What this means is that because Mnangagwa wants to become the next president, it becomes difficult for him to make a power settlement deal with the General. The current impasse between the two camps could have been overcome through a 'balance of power' (BOP) deal.

The day the Mail and Guardian newspaper hits the streets of Harare, the State-owned Herald newspaper had a lead story on Gono. The 12th July edition of the Mail and Guardian newspaper did not reach the streets. Those who are not subscribers of the Mail and Guardian had no opportunity to read the attempts by Gono to exonerate himself from the economic messy gulfing Zimbabwe through price controls.

How does one explain the linkage between his denial in the Herald on the day the details his dossier would have been read by the reading public in Zimbabwe? The coincidence is too much to ignore!

It is hypocritical to see Gono distancing him from his Principals' campaign against business through the price controls. On his own accord, he has caused similar damage by:

1. Embarking on a Gestapo inspired crusade against locally-owned banks soon after his appointment. No meaningful results were earned out of the exercise, and Zimbabwe has probably the best banking brains exiled by Gono.

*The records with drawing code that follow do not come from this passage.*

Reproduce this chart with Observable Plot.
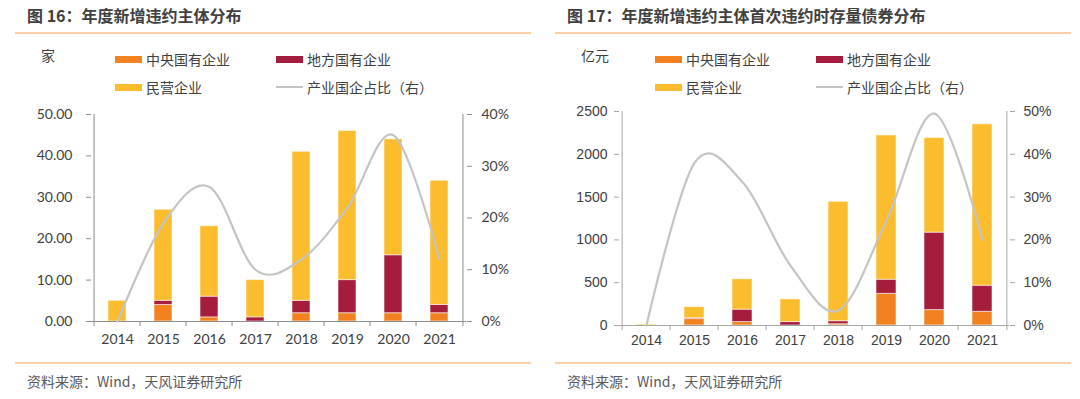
<!DOCTYPE html>
<html>
<head>
<meta charset="utf-8">
<script src="https://cdn.jsdelivr.net/npm/d3@7"></script>
<script src="https://cdn.jsdelivr.net/npm/@observablehq/plot@0.6"></script>
<style>
  body { margin: 0; background: #fff; }
  #root { position: relative; width: 1080px; height: 399px; overflow: hidden; font-family: "Noto Sans CJK SC", "Noto Sans", sans-serif; }
  .abs { position: absolute; white-space: nowrap; }
  .title { font-size: 16px; font-weight: bold; color: #404040; line-height: 20px; }
  .hr { height: 2px; background: #F8CFA6; }
  .unit { font-size: 14px; color: #404040; line-height: 18px; }
  .leg { font-size: 14px; color: #404040; line-height: 18px; display: flex; align-items: center; }
  .sw { width: 27px; height: 7px; margin-right: 4px; }
  .swl { width: 27px; height: 2px; margin-right: 4px; background: #C3C3C3; }
  .src { font-size: 14px; color: #595959; line-height: 18px; }
  .plot { position: absolute; top: 95px; }
</style>
</head>
<body>
<div id="root"></div>
<script>
// ---------- data ----------
const years = ["2014", "2015", "2016", "2017", "2018", "2019", "2020", "2021"];
const types = ["中央国有企业", "地方国有企业", "民营企业"];
const lineLabel = "产业国企占比（右）";
const typeColors = ["#F28220", "#A61C3C", "#FBBC2D"];

// 图16：年度新增违约主体分布（家）
const central16 = [0, 4, 1, 0, 2, 2, 2, 2];
const local16   = [0, 1, 5, 1, 3, 8, 14, 2];
const private16 = [5, 22, 17, 9, 36, 36, 28, 30];
const share16   = [0, 0.19, 0.26, 0.10, 0.12, 0.22, 0.36, 0.12];
const yTicks16  = [0, 10, 20, 30, 40, 50];
const pTicks16  = [0, 0.1, 0.2, 0.3, 0.4];

// 图17：首次违约时存量债券分布（亿元）
const central17 = [0, 75, 40, 0, 15, 370, 180, 160];
const local17   = [0, 10, 145, 40, 35, 165, 905, 305];
const private17 = [10, 130, 355, 265, 1395, 1685, 1105, 1885];
const share17   = [0, 0.38, 0.335, 0.14, 0.035, 0.245, 0.495, 0.20];
const yTicks17  = [0, 500, 1000, 1500, 2000, 2500];
const pTicks17  = [0, 0.1, 0.2, 0.3, 0.4, 0.5];

// ---------- helpers ----------
const root = document.getElementById("root");
function add(html, cls, left, top) {
  const d = document.createElement("div");
  d.className = "abs " + cls;
  d.style.left = left + "px";
  d.style.top = top + "px";
  d.innerHTML = html;
  root.appendChild(d);
  return d;
}
function legendItem(label, color, left, cy, isLine) {
  const sw = isLine ? `<span class="swl"></span>` : `<span class="sw" style="background:${color}"></span>`;
  add(sw + `<span>${label}</span>`, "leg", left, cy - 9);
}

function panel(cfg) {
  const {x0, title, unit, central, local, priv, share, yTicks, pTicks, yFmt, yMax, pMax,
         mL, mR, mT, mB, font, fontSize, axisColor, padIn, yPad, pPad, xPad} = cfg;
  const W = 540, H = 265;
  // header
  add(title, "title", x0 + 27, 5);
  const hr1 = add("", "hr", x0 + 15, 32); hr1.style.width = "516px";
  add(unit, "unit", x0 + 41, 46);
  legendItem(types[0], typeColors[0], x0 + 115, 59);
  legendItem(types[1], typeColors[1], x0 + 276, 59);
  legendItem(types[2], typeColors[2], x0 + 115, 87);
  legendItem(lineLabel, null, x0 + 276, 87, true);
  const hr2 = add("", "hr", x0 + 15, 362); hr2.style.width = "516px";
  add("资料来源：Wind，天风证券研究所", "src", x0 + 27, 372);

  const rows = [];
  years.forEach((yr, i) => {
    rows.push({year: yr, type: types[0], value: central[i]});
    rows.push({year: yr, type: types[1], value: local[i]});
    rows.push({year: yr, type: types[2], value: priv[i]});
  });
  const shareRows = years.map((yr, i) => ({year: yr, share: share[i]}));
  const step = (W - mL - mR) / years.length;
  const xScale = {type: "band", domain: years, paddingInner: padIn, paddingOuter: padIn / 2};
  const style = {fontFamily: font, fontSize: fontSize + "px", color: "#404040", background: "transparent", overflow: "visible"};

  const bars = Plot.plot({
    width: W, height: H, marginLeft: mL, marginRight: mR, marginTop: mT, marginBottom: mB,
    style,
    x: {...xScale, axis: null, label: null},
    y: {domain: [0, yMax], axis: null, label: null},
    color: {domain: types, range: typeColors},
    marks: [
      Plot.barY(rows, {x: "year", y: "value", fill: "type", stroke: "#fff", strokeOpacity: 0.55, strokeWidth: 1}),
      Plot.ruleY([0], {stroke: axisColor, strokeWidth: 1}),
      Plot.ruleX([years[0]], {x: d => d, y1: yMax, y2: 0, insetBottom: -5, dx: -step / 2, stroke: axisColor}),
      Plot.ruleX(years.slice(1), {x: d => d, y1: 0, y2: 0, insetBottom: -5, dx: -step / 2, stroke: axisColor}),
      Plot.axisY({anchor: "left", ticks: yTicks, tickFormat: yFmt, tickSize: 5, tickPadding: yPad, stroke: axisColor, label: null}),
      Plot.axisX({anchor: "bottom", tickSize: 0, tickPadding: xPad, label: null})
    ]
  });
  bars.classList.add("plot");
  bars.style.left = x0 + "px";
  root.appendChild(bars);

  const line = Plot.plot({
    width: W, height: H, marginLeft: mL, marginRight: mR, marginTop: mT, marginBottom: mB,
    style,
    x: {...xScale, axis: null, label: null},
    y: {domain: [0, pMax], axis: null, label: null},
    marks: [
      Plot.ruleX([years[years.length - 1]], {x: d => d, y1: pMax, y2: 0, insetBottom: -5, dx: step / 2, stroke: axisColor}),
      Plot.axisY({anchor: "right", ticks: pTicks, tickFormat: d3.format(".0%"), tickSize: 5, tickPadding: pPad, stroke: axisColor, label: null}),
      Plot.line(shareRows, {x: "year", y: "share", curve: "cardinal", tension: 0, stroke: "#C4C4C4", strokeWidth: 2.2})
    ]
  });
  line.classList.add("plot");
  line.style.left = x0 + "px";
  root.appendChild(line);
}

panel({
  x0: 0, title: "图 16：年度新增违约主体分布", unit: "家",
  central: central16, local: local16, priv: private16, share: share16,
  yTicks: yTicks16, pTicks: pTicks16, yFmt: d3.format(".2f"), yMax: 50, pMax: 0.4,
  mL: 91, mR: 74, mT: 19, mB: 39, font: "Lato, 'Open Sans', sans-serif", fontSize: 14,
  axisColor: "#8C8C8C", padIn: 0.6, yPad: 14, pPad: 10, xPad: 13
});
panel({
  x0: 540, title: "图 17：年度新增违约主体首次违约时存量债券分布", unit: "亿元",
  central: central17, local: local17, priv: private17, share: share17,
  yTicks: yTicks17, pTicks: pTicks17, yFmt: d3.format("d"), yMax: 2500, pMax: 0.5,
  mL: 79, mR: 71, mT: 16, mB: 35, font: "'Liberation Sans', Arial, sans-serif", fontSize: 14,
  axisColor: "#A6A6A6", padIn: 0.59, yPad: 7, pPad: 9, xPad: 10
});
</script>
</body>
</html>
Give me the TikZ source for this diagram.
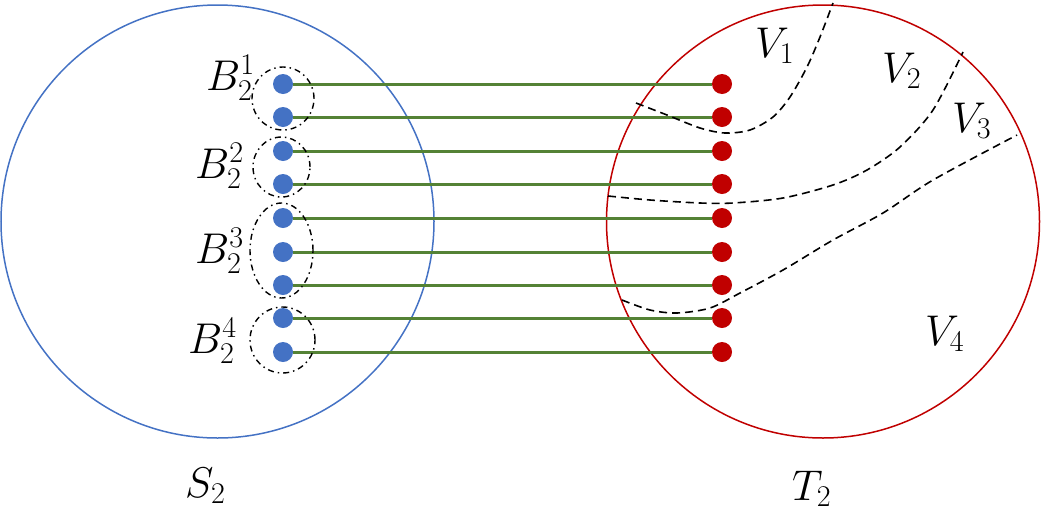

2. Flouting tender procedures - 304 vehicles and 20 million litres of diesel which were later 'donated' to government, fertiliser acquired from South Africa that later caused the dismissal of Simon Pazvakavambwa for exposing Gono;

3. Printing money under the guise of various programmes and initiatives with high sounding titles like parastatal and local authorities reorientation programme (PLARP), National Housing Facility (NHF), Operation Maguta/Command Agriculture, Agriculture Sector Productivity Enhancement Facility (ASPEF), establishment of a white elephant called the Infrastructure Development Bank of Zimbabwe (IDBZ), Operation Sunrise (looping of 3 zeroes from the local currency), creation of endless companies owned by the RBZ, SME Development Fund, and many others;

4. Getting involved in fiscal matters to the point of rendering the finance ministry useless. This caused him to considerably differ with Herbert Murerwa and Sydney Gata that led to their dismissal as the Finance Minister and ZESA Executive Chairman respectively;

5. Wasting money on so called Russian investors without due diligence under the guise of seeking investment;

6. Spending money on useless ventures like printing newspaper inserts at the spur of an event. The latest was when he printed a colourful insert for all newspapers of his pictures and speech at the handover of the agricultural equipment;

Therefore for Gono to write a letter to Elliot Manyika on July 2, 2007 distancing himself from the economically destructive government conduct, is mischevious and ridiculous.

Whatever he does, people must see it as opportunity to position himself politically.